Существеннейшим вопросом, подлежащим установлению суда, является вопрос о том, каковы были их курсы до преступного поворота. Только ответив на него, можно прийти к правильному заключению о том, какою из статей международного права должны бы были руководствоваться капитаны. Вопрос этот легко разрешается как сделанными уже чертежами, так и чертежами, которые не откажется сделать и сам суд, чтобы достигнуть истины. Двух ответов быть не может. Если принять курс «Владимира» норд-вест 40,5 миль от траверза Тарханкута, курс «Колумбии» зюд-ост 39,12 миль от Тендры — это встречные параллельные курсы, параллельные в смысле морской техники, так как в практике плавания обоих пароходов они никак встретиться не могли.
Приступая к анализу действий капитанов, мы имеем в своем распоряжении экспертизу и торговый устав с его законоположениями.
В течение целого процесса мы постоянно слышали о том, что поворачивающий вправо чуть ли не всегда прав. Заключение русских экспертов о том, что, видя зеленый огонь, Риццо не должен был поворачивать, встретило возражение не только итальянских экспертов, но и всех гражданских истцов, причем оно строилось ими на параграфах 15 и 18 Правил.

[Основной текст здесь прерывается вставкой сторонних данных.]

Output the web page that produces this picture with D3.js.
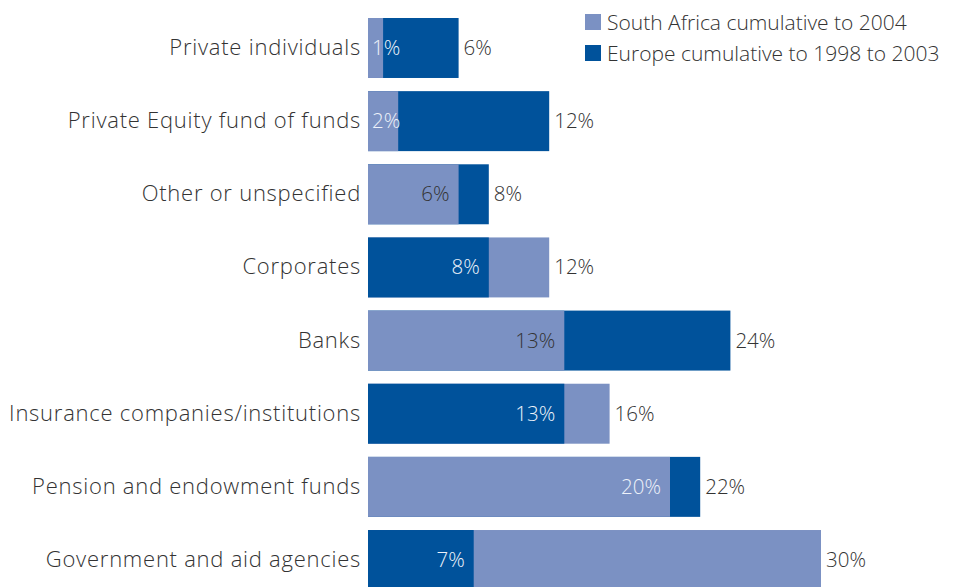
<!DOCTYPE html>
<html>
<head>
<meta charset="utf-8">
<script src="https://cdn.jsdelivr.net/npm/d3@7/dist/d3.min.js"></script>
<style>
  html, body { margin: 0; padding: 0; background: #fff; }
  svg { display: block; }
  text { font-family: "Open Sans", "Liberation Sans", sans-serif; font-weight: 300; }
</style>
</head>
<body>
<svg id="chart" width="955" height="587"></svg>
<script>
// Sources of private equity funds raised, share of total (%)
const categories = [
  "Private individuals",
  "Private Equity fund of funds",
  "Other or unspecified",
  "Corporates",
  "Banks",
  "Insurance companies/institutions",
  "Pension and endowment funds",
  "Government and aid agencies"
];
const southAfrica = [1, 2, 6, 12, 13, 16, 20, 30];
const europe      = [6, 12, 8, 8, 24, 13, 22, 7];
const seriesNames = ["South Africa cumulative to 2004", "Europe cumulative to 1998 to 2003"];

const colors = { sa: "#7b91c3", eu: "#00529b" };
const textDark = "#333333";
const textLight = "#eef2fa";
// rows whose inner label sits on a light bar but is set in dark text
const darkInner = new Set(["Other or unspecified", "Banks"]);

const svg = d3.select("#chart");

const x = d3.scaleLinear().domain([0, 30]).range([368, 821]);
const y = d3.scaleBand().domain(categories).range([18, 590]).paddingInner(0.18).paddingOuter(0);

const rows = categories.map((c, i) => {
  const s = southAfrica[i], e = europe[i];
  return {
    cat: c,
    back:  s >= e ? { v: s, key: "sa" } : { v: e, key: "eu" },
    front: s >= e ? { v: e, key: "eu" } : { v: s, key: "sa" }
  };
});

const g = svg.append("g");

const row = g.selectAll("g.row").data(rows).join("g").attr("class", "row");

// longer bar behind, shorter bar in front, both from zero
row.append("rect")
  .attr("x", x(0))
  .attr("y", d => y(d.cat))
  .attr("width", d => x(d.back.v) - x(0))
  .attr("height", y.bandwidth())
  .attr("fill", d => colors[d.back.key]);

row.append("rect")
  .attr("x", x(0))
  .attr("y", d => y(d.cat))
  .attr("width", d => x(d.front.v) - x(0))
  .attr("height", y.bandwidth())
  .attr("fill", d => colors[d.front.key]);

const mid = d => y(d.cat) + y.bandwidth() / 2;

// category labels
row.append("text")
  .attr("x", x(0) - 7)
  .attr("y", d => mid(d) - 2)
  .attr("text-anchor", "end")
  .attr("dominant-baseline", "central")
  .attr("font-size", 22)
  .attr("letter-spacing", 0.75)
  .attr("fill", textDark)
  .text(d => d.cat);

// outer value labels
row.append("text")
  .attr("x", d => x(d.back.v) + 5)
  .attr("y", d => mid(d) - 1)
  .attr("dominant-baseline", "central")
  .attr("font-size", 20.5)
  .attr("fill", textDark)
  .text(d => d.back.v + "%");

// inner value labels, right-aligned inside the shorter bar
row.append("text")
  .attr("y", d => mid(d) - 1)
  .attr("dominant-baseline", "central")
  .attr("text-anchor", "end")
  .attr("font-size", 20.5)
  .attr("fill", d => darkInner.has(d.cat) ? textDark : textLight)
  .text(d => d.front.v + "%")
  .attr("x", function(d) {
    const w = this.getComputedTextLength();
    return Math.max(x(d.front.v) - 9, x(0) + 4 + w);
  });

// legend
const legend = svg.append("g").attr("transform", "translate(585,14)");
const items = legend.selectAll("g").data(seriesNames).join("g")
  .attr("transform", (d, i) => `translate(0,${i * 31})`);
items.append("rect").attr("width", 16).attr("height", 16)
  .attr("fill", (d, i) => i === 0 ? colors.sa : colors.eu);
items.append("text").attr("x", 22).attr("y", 8)
  .attr("dominant-baseline", "central")
  .attr("font-size", 21)
  .attr("fill", textDark)
  .text(d => d);
</script>
</body>
</html>
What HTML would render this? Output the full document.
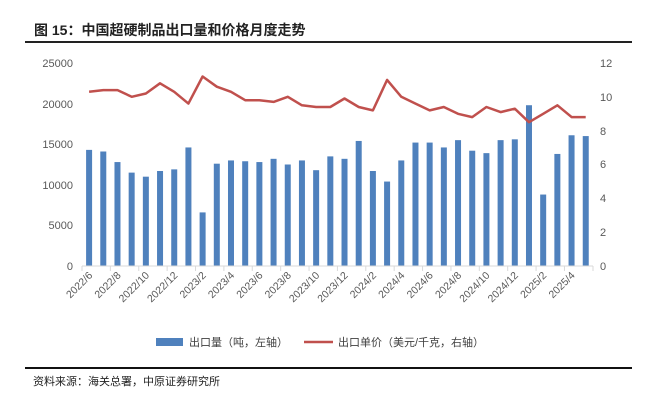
<!DOCTYPE html>
<html><head><meta charset="utf-8"><style>
body{margin:0;background:#fff;}
svg{display:block;font-family:"Liberation Sans","Noto Sans CJK SC",sans-serif;}
</style></head><body>
<svg width="647" height="401" xmlns="http://www.w3.org/2000/svg">
<text x="34" y="35" font-size="14" font-weight="bold" fill="#222">图 15：中国超硬制品出口量和价格月度走势</text>
<rect x="25" y="41" width="607" height="2" fill="#222"/>
<g font-size="11" fill="#595959" text-anchor="end">
<text x="73" y="67">25000</text><text x="73" y="108">20000</text><text x="73" y="148">15000</text>
<text x="73" y="189">10000</text><text x="73" y="229">5000</text><text x="73" y="270">0</text>
</g>
<g font-size="11" fill="#595959">
<text x="600" y="67">12</text><text x="600" y="101">10</text><text x="600" y="135">8</text>
<text x="600" y="168">6</text><text x="600" y="202">4</text><text x="600" y="236">2</text><text x="600" y="270">0</text>
</g>
<g id="bars" fill="#4f81bd"></g>
<line x1="82" y1="266" x2="593" y2="266" stroke="#d9d9d9"/>
<g id="ticks" stroke="#d9d9d9"></g>
<polyline id="ln" fill="none" stroke="#c0504d" stroke-width="2.5" stroke-linejoin="round"/>
<g id="lbl" font-size="10.5" fill="#595959" text-anchor="end"></g>
<rect x="156" y="338" width="27" height="8" fill="#4f81bd"/>
<text x="189" y="346" font-size="11" fill="#404040">出口量（吨，左轴）</text>
<line x1="304" y1="342" x2="333" y2="342" stroke="#c0504d" stroke-width="2.5"/>
<text x="338" y="346" font-size="11" fill="#404040">出口单价（美元/千克，右轴）</text>
<rect x="25" y="367" width="607" height="2" fill="#111"/>
<text x="33" y="385" font-size="11" fill="#222">资料来源：海关总署，中原证券研究所</text>
<script>
var b=[14300,14100,12800,11500,11000,11700,11900,14600,6600,12600,13000,12900,12800,13200,12500,13000,11800,13500,13200,15400,11700,10400,13000,15200,15200,14600,15500,14200,13900,15500,15600,19800,8800,13800,16100,16000];
var l=[10.3,10.4,10.4,10.0,10.2,10.8,10.3,9.6,11.2,10.6,10.3,9.8,9.8,9.7,10.0,9.5,9.4,9.4,9.9,9.4,9.2,11.0,10.0,9.6,9.2,9.4,9.0,8.8,9.4,9.1,9.3,8.5,9.0,9.5,8.8,8.8];
var ns="http://www.w3.org/2000/svg",w=14.19,x0=82,y0=266;
var bg=document.getElementById('bars'),tg=document.getElementById('ticks'),lg=document.getElementById('lbl'),pts=[];
for(var i=0;i<36;i++){var cx=x0+w*(i+0.5);var h=b[i]*203/25000;
var r=document.createElementNS(ns,'rect');r.setAttribute('x',cx-3);r.setAttribute('y',y0-h);r.setAttribute('width',6);r.setAttribute('height',h);bg.appendChild(r);
pts.push(cx.toFixed(1)+','+(y0-l[i]*203/12).toFixed(1));
if(i%2==0){var t=document.createElementNS(ns,'line');var tx=x0+w*i;t.setAttribute('x1',tx);t.setAttribute('x2',tx);t.setAttribute('y1',266);t.setAttribute('y2',271);tg.appendChild(t);
var m=6+i,yr=2022+Math.floor((m-1)/12),mo=(m-1)%12+1;var s=document.createElementNS(ns,'text');s.setAttribute('transform','translate('+(cx+4)+',276) rotate(-45)');s.textContent=yr+'/'+mo;lg.appendChild(s);}}
var t=document.createElementNS(ns,'line');t.setAttribute('x1',593);t.setAttribute('x2',593);t.setAttribute('y1',266);t.setAttribute('y2',271);tg.appendChild(t);
document.getElementById('ln').setAttribute('points',pts.join(' '));
</script>
</svg>
</body></html>
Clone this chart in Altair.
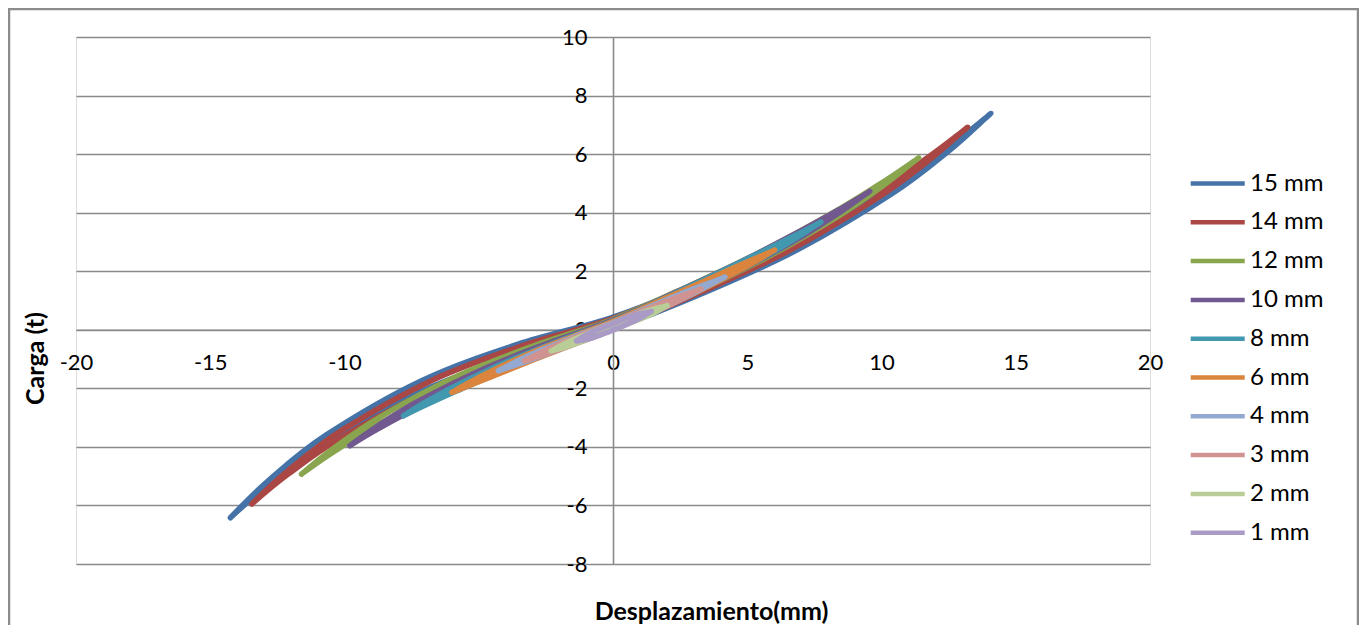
import altair as alt
import pandas as pd

series = ["15 mm", "14 mm", "12 mm", "10 mm", "8 mm", "6 mm", "4 mm", "3 mm", "2 mm", "1 mm"]
colors = ["#4572A7", "#AA4643", "#89A54E", "#71588F", "#4198AF",
          "#DB843D", "#93A9CF", "#D19392", "#B9CD96", "#A99BC6"]

x_ticks = [-20, -15, -10, -5, 0, 5, 10, 15, 20]
y_ticks = [-8, -6, -4, -2, 0, 2, 4, 6, 8, 10]

# each loop: x positions (negative tip -> positive tip), upper branch y (same order),
# lower branch y (positive tip -> negative tip)
x15 = [-14.25, -12.83, -10.69, -7.13, -3.56, 0.0, 3.48, 6.95, 10.43, 12.51, 13.9]
up15 = [-6.42, -5.15, -3.60, -1.74, -0.50, 0.43, 1.68, 3.13, 4.94, 6.25, 7.25]
lo15 = [7.25, 6.11, 4.67, 2.77, 1.30, 0.05, -0.88, -2.10, -3.87, -5.29, -6.42]

x14 = [-13.45, -12.11, -10.09, -6.73, -3.36, 0.0, 3.26, 6.53, 9.79, 11.75, 13.05]
up14 = [-5.95, -4.82, -3.43, -1.72, -0.54, 0.39, 1.62, 3.01, 4.70, 5.90, 6.80]
lo14 = [6.80, 5.78, 4.47, 2.69, 1.28, 0.05, -0.88, -2.04, -3.67, -4.94, -5.95]

x12 = [-11.6, -10.44, -8.70, -5.80, -2.90, 0.0, 2.81, 5.63, 8.44, 10.13, 11.25]
up12 = [-4.93, -4.07, -2.99, -1.58, -0.53, 0.36, 1.49, 2.72, 4.13, 5.09, 5.78]
lo12 = [5.78, 4.97, 3.91, 2.42, 1.17, 0.04, -0.85, -1.89, -3.21, -4.19, -4.93]

x10 = [-9.8, -8.82, -7.35, -4.90, -2.45, 0.0, 2.36, 4.73, 7.09, 8.51, 9.45]
up10 = [-3.96, -3.32, -2.49, -1.37, -0.47, 0.33, 1.29, 2.31, 3.43, 4.15, 4.66]
lo10 = [4.66, 4.05, 3.22, 2.03, 0.99, 0.03, -0.77, -1.65, -2.70, -3.42, -3.96]

x8 = [-7.8, -7.02, -5.85, -3.90, -1.95, 0.0, 1.91, 3.83, 5.74, 6.89, 7.65]
up8 = [-2.94, -2.49, -1.91, -1.07, -0.36, 0.30, 1.08, 1.90, 2.75, 3.27, 3.63]
lo8 = [3.63, 3.17, 2.55, 1.63, 0.81, 0.02, -0.64, -1.33, -2.10, -2.59, -2.94]

x6 = [-6.0, -5.40, -4.50, -3.00, -1.50, 0.0, 1.49, 2.98, 4.46, 5.36, 5.95]
up6 = [-2.14, -1.82, -1.40, -0.77, -0.23, 0.29, 0.89, 1.49, 2.10, 2.46, 2.69]
lo6 = [2.69, 2.36, 1.91, 1.22, 0.61, 0.01, -0.51, -1.04, -1.59, -1.92, -2.14]

x4 = [-4.27, -2.99, -1.49, 0.0, 1.41, 2.81, 4.02]
up4 = [-1.40, -0.82, -0.26, 0.25, 0.80, 1.33, 1.74]
lo4 = [1.74, 1.15, 0.56, 0.01, -0.50, -1.00, -1.40]

x3 = [-3.3, -2.31, -1.16, 0.0, 1.11, 2.21, 3.16]
up3 = [-1.06, -0.61, -0.17, 0.23, 0.65, 1.05, 1.35]
lo3 = [1.35, 0.89, 0.43, 0.01, -0.39, -0.77, -1.06]

x2 = [-2.3, -1.61, -0.81, 0.0, 0.68, 1.37, 1.95]
up2 = [-0.72, -0.39, -0.08, 0.21, 0.45, 0.67, 0.80]
lo2 = [0.80, 0.51, 0.25, 0.01, -0.28, -0.54, -0.72]

x1 = [-1.36, -0.95, -0.48, 0.0, 0.48, 0.97, 1.38]
up1 = [-0.38, -0.15, 0.04, 0.21, 0.39, 0.54, 0.61]
lo1 = [0.61, 0.38, 0.17, -0.01, -0.18, -0.32, -0.38]

loops = {
    "15 mm": (x15, up15, lo15), "14 mm": (x14, up14, lo14), "12 mm": (x12, up12, lo12),
    "10 mm": (x10, up10, lo10), "8 mm": (x8, up8, lo8), "6 mm": (x6, up6, lo6),
    "4 mm": (x4, up4, lo4), "3 mm": (x3, up3, lo3), "2 mm": (x2, up2, lo2),
    "1 mm": (x1, up1, lo1),
}

rows = []
for name, (xs, up, lo) in loops.items():
    pts = list(zip(xs, up)) + list(zip(xs[::-1], lo))
    for i, (a, b) in enumerate(pts):
        rows.append({"serie": name, "i": i, "desp": a, "carga": b})
df = pd.DataFrame(rows)

FONT = "Lato"
GRID = "#8A8A8A"
W, H = 1074, 527
x0_px = W * 20 / 40
y0_px = H * 10 / 18

xaxis = alt.Axis(values=x_ticks, grid=False, ticks=False, domainColor=GRID, domainWidth=1.6,
                 offset=-(H - y0_px), labelFont=FONT, labelFontSize=22, labelColor="black",
                 labelPadding=23, labelFlush=False, labelOverlap=False,
                 labelExpr="'' + datum.value",
                 title="Desplazamiento(mm)", titleFont=FONT, titleFontSize=25,
                 titleFontWeight="bold", titleColor="black", titleX=635, titleY=290,
                 titleBaseline="alphabetic", titleAlign="center")
yaxis = alt.Axis(values=y_ticks, grid=True, gridColor=GRID, gridWidth=1.6, ticks=False,
                 domainColor=GRID, domainWidth=1.6, offset=-x0_px,
                 labelFont=FONT, labelFontSize=22, labelColor="black", labelPadding=26,
                 labelOverlap=False, labelFlush=False, labelExpr="'' + datum.value",
                 title="Carga (t)", titleFont=FONT, titleFontSize=25, titleFontWeight="bold",
                 titleColor="black", titleX=-578, titleY=321, titleBaseline="middle",
                 titleAlign="center", titleAngle=270)

xscale = alt.Scale(domain=[-20, 20], nice=False, zero=False)
yscale = alt.Scale(domain=[-8, 10], nice=False, zero=False)
color = alt.Color("serie:N", scale=alt.Scale(domain=series, range=colors),
                  legend=alt.Legend(title=None, orient="none", legendX=1112, legendY=133,
                                    symbolType="M-1,0H4", symbolSize=467,
                                    symbolStrokeWidth=4.5, rowPadding=12.8,
                                    labelFont=FONT, labelFontSize=24, labelColor="black",
                                    labelOffset=35))

layers = []
border = alt.Chart(alt.Data(values=[{}])).mark_rect(
    filled=False, stroke="#8C8C8C", strokeWidth=2.5
).encode(x=alt.value(-67), x2=alt.value(1282), y=alt.value(-28), y2=alt.value(700))
layers.append(border)

for s in series:
    layers.append(
        alt.Chart(df).transform_filter(alt.datum.serie == s).mark_line(
            strokeWidth=5.5, strokeCap="round", strokeJoin="round", interpolate="cardinal"
        ).encode(
            x=alt.X("desp:Q", scale=xscale, axis=xaxis),
            y=alt.Y("carga:Q", scale=yscale, axis=yaxis),
            color=color,
            order="i:Q",
        )
    )

chart = alt.layer(*layers).properties(
    width=W, height=H,
    autosize=alt.AutoSizeParams(type="none"),
    padding={"left": 68, "top": 29, "right": 209, "bottom": 61},
).configure_view(stroke=None).configure(background="white")

chart.save("out.html", embed_options={"renderer": "svg", "actions": False})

Теперь, господа судьи, подобно красноречивому итальянскому эксперту, я окончу в той форме мои объяснения, в какой тот ее начал. Господа судьи! Если бы вас спрашивали о том, не нужно ли изменить существующий закон, я охотно воспользовался бы советом почтенного эксперта и готов был бы согласиться с ним, что, может быть, и полезно создать закон, который, не затрудняя вас, давал бы право всегда поворачивать вправо. Может быть, столь же необходим для избежания столкновений и такой закон, который, не затрудняя вас, давал бы вам право решить дело быстро, т. е. удостовериться, в правый ли борт получена авария, и сказать: правый борт всегда бить можно. Но, господа судьи, вы призваны сюда, чтобы применить уже существующий закон к делу, а при этих условиях вы лишены возможности оказать желанное всеми нами гостеприимство мнениям гг. итальянских экспертов.